Я нес чашку. На дне ее темнели травинки, веточки, соринки и муравьи.
На кухне кипел чайник, обливаясь горьковатым паром.
"…Стояли мы в трех верстах от селения Яга, такое название. Потом ему, кажется, другое дали, подходящее: имени Кирова или там Светлый Путь. У города и села должно быть такое название, чтобы душе приятно. Чтобы душа пела. А если живешь в Яге, что она тебе, душа, петь будет? "Фу-фу-фу", - петь будет. Вот так. Фу-фу-фу. И голосую против. Против Яги и других таких вот. А тогда мы расположились около нее, и все лошади с нами. Вода в речке - стеклышко, а хлеба нет. Местные свое попрятали, запасы. Мы их так-сяк агитировали: проявите, дорогие товарищи сукины дети, солидарность. Не, ни в какую. Плачут, лицо царапают: нет ничего, сами умираем. И на землю ложатся, такие артисты. Там еще басмачи шалили, вот. Знаешь, что такое басмачи?"

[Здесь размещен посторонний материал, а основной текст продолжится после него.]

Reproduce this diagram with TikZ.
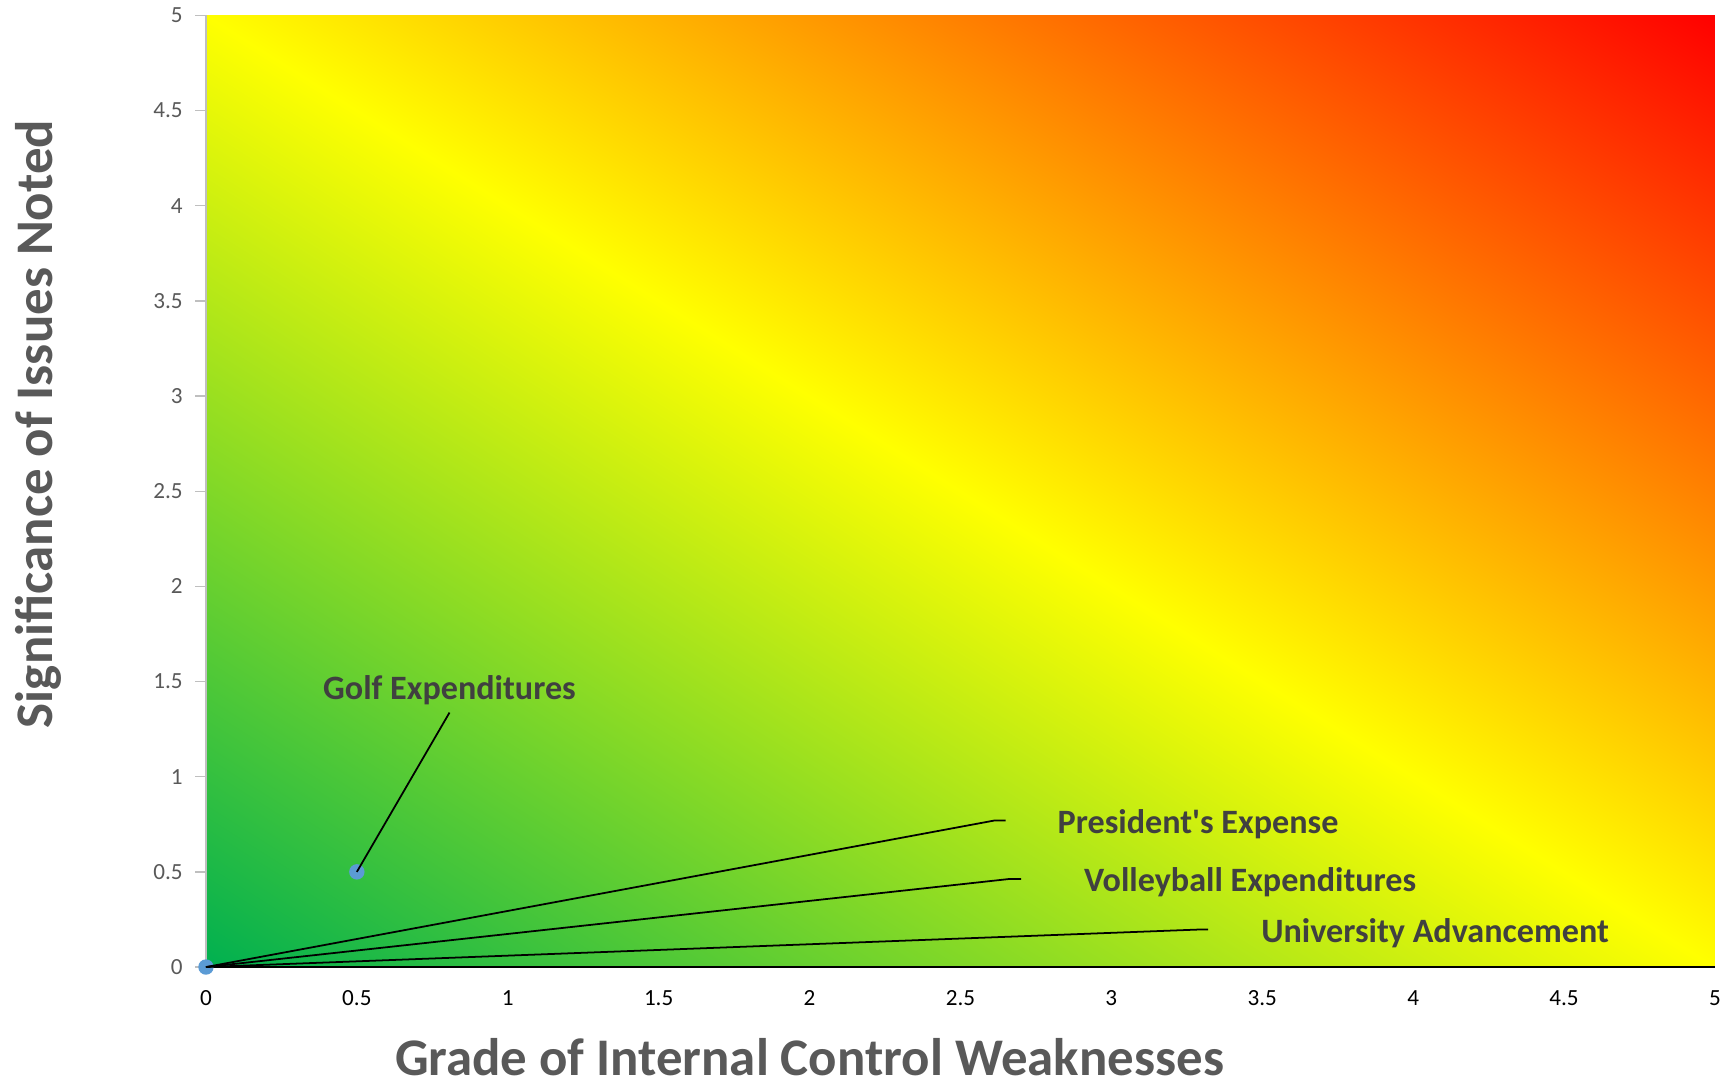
\documentclass[tikz,border=0pt]{standalone}
\usepackage{fontspec}
\setmainfont{Carlito}
\usetikzlibrary{positioning}

\definecolor{axisgray}{HTML}{595959}
\definecolor{labelgray}{HTML}{404040}
\definecolor{linegray}{HTML}{BFBFBF}
\definecolor{markblue}{HTML}{5B9BD5}

\pgfdeclarefunctionalshading{riskmap}{\pgfpointorigin}{\pgfpoint{100bp}{100bp}}{}{
  add 50 sub 100 div
  dup 0 lt {pop 0} if
  dup 1 gt {pop 1} if
  dup 0.5 lt
  {2 mul dup dup 0.31 mul 0.69 add exch 1 exch sub 0.314 mul}
  {2 mul 2 exch sub 1 exch 0}
  ifelse
}

\tikzstyle{ytick} = [text=axisgray, font=\fontsize{21}{25}\selectfont, anchor=east, inner sep=0pt]
\tikzstyle{xtick} = [text=black, font=\fontsize{21}{25}\selectfont, inner sep=0pt]
\tikzstyle{axistitle} = [text=axisgray, font=\bfseries\fontsize{48}{56}\selectfont, inner sep=0pt]
\tikzstyle{datalabel} = [text=labelgray, font=\bfseries\fontsize{31}{37}\selectfont, inner sep=0pt]
\tikzstyle{leader} = [draw, black, line width=1.6pt]
\tikzstyle{marker} = [circle, fill=markblue, minimum size=14pt, inner sep=0pt]

\begin{document}
\begin{tikzpicture}[x=274pt, y=172.8pt]
    \useasboundingbox (-0.6825,-0.5961) rectangle (5.0401,5.0810);
    \shade [shading=riskmap] (0,0) rectangle (5,5);

    \draw [linegray, line width=1.2pt] (0,0) -- (0,5);
    \foreach \v [count=\i] in {0,0.5,1,1.5,2,2.5,3,3.5,4,4.5,5} {
        \draw [linegray, line width=1.2pt] (0,\v) -- ++(-10pt,0);
        \node [ytick] (yt\i) at ([xshift=-21pt]0,\v) {\v};
        \node [xtick] (xt\i) at ([yshift=-28pt]\v,0) {\v};
    }
    \draw [black, line width=2pt] (0,0) -- (5,0);

    \coordinate (origin) at (0,0);
    \coordinate (golf) at (0.5,0.5);
    \coordinate (golftop) at (0.807,1.337);
    \coordinate (presknee) at (2.613,0.770);
    \coordinate (presend) at (2.650,0.770);
    \coordinate (volleyknee) at (2.664,0.463);
    \coordinate (volleyend) at (2.701,0.463);
    \coordinate (univknee) at (3.290,0.197);
    \coordinate (univend) at (3.321,0.197);

    \node [marker] (originpt) at (origin) {};
    \node [marker] (golfpt) at (golf) {};

    \node [datalabel, above=7pt of golftop] (golflabel) {Golf Expenditures};
    \node [datalabel, right=47pt of presend, yshift=-3pt] (preslabel) {President\textquotesingle s Expense};
    \node [datalabel, right=57pt of volleyend, yshift=-3pt] (volleylabel) {Volleyball Expenditures};
    \node [datalabel, right=48pt of univend, yshift=-3pt] (univlabel) {University Advancement};

    \draw [leader] (golfpt.center) -- (golftop);
    \draw [leader] (originpt.center) -- (presknee) -- (presend);
    \draw [leader] (originpt.center) -- (volleyknee) -- (volleyend);
    \draw [leader] (originpt.center) -- (univknee) -- (univend);

    \node [axistitle] (xtitle) at (2.0,-0.4745) {Grade of Internal Control Weaknesses};
    \node [axistitle, rotate=90] (ytitle) at (-0.555,2.853) {Significance of Issues Noted};
\end{tikzpicture}
\end{document}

"Да, - тихо пошевелилась Гуля, - у меня дедушка басмачом был".
"А… Хорошо. Значит, знаешь. Вот они нас и разбили тогда, под Ягой. Мы-то голодные, только лошадей резали и с зеленым этим виноградом. Началась эпидемия поноса. И так бойцы от голода слабые, а тут еще виноград в кишках подрывную работу. А басмачи, они сытые. Вот и победили. Сытостью против голода. С гор спустились, морды - о! давай нас, как мух. А я как раз в кустах страдал из-за винограда. Со спущенными штанами по этому поводу. Поднимаю голову: враги с лошадей смотрят. Кто такой? Я говорю: великий русский художник, умею звезды похоже красить. Они говорят: понятно. И взяли в плен. А могли секир-башка. Потом слышал, что у них учение такое есть: срущих не трогать, только в плен. Потому что когда Последний суд будет, то эти, убитые, так на корточках и воскреснут, со всеми этими. А ангелам смотреть каково? Хорошее, если разобраться, учение. В плену они меня в свою веру и сагитировали".
"Пра, мы пойдем, - сказал я. - Гуле надо домой".
"Никуда не надо", - сказал Яков. И стал говорить ей по-узбекски.
Я вышел из комнаты. Под ногами трещали веники.
Жалко, что тетя Клава не успела сделать шашлык.
Наконец я споткнулся о гармонику.
Звук.
Я поднял ее. Гармонь была грязной, с листьями. Стал нажимать на кнопки и растягивать перепончатое тело. Вместо музыки лезла пыль.
Я чихнул и смотрел, как рассеиваются и опадают маленькие капли.
Гуля вышла тяжелым мужским шагом, уже одетая.
"Пошли, идем".
Запах больницы снова вдавился в мои ноздри; я посмотрел на нее. Она держала в руке маленький веник.
"Как ты себя чувствуешь?" - спросил я.
"Если ты еще раз спросишь, как я себя чувствую, я тебя задушу".
Я поднялся, положил гармонику на пол, натянул куртку, и мы пошли.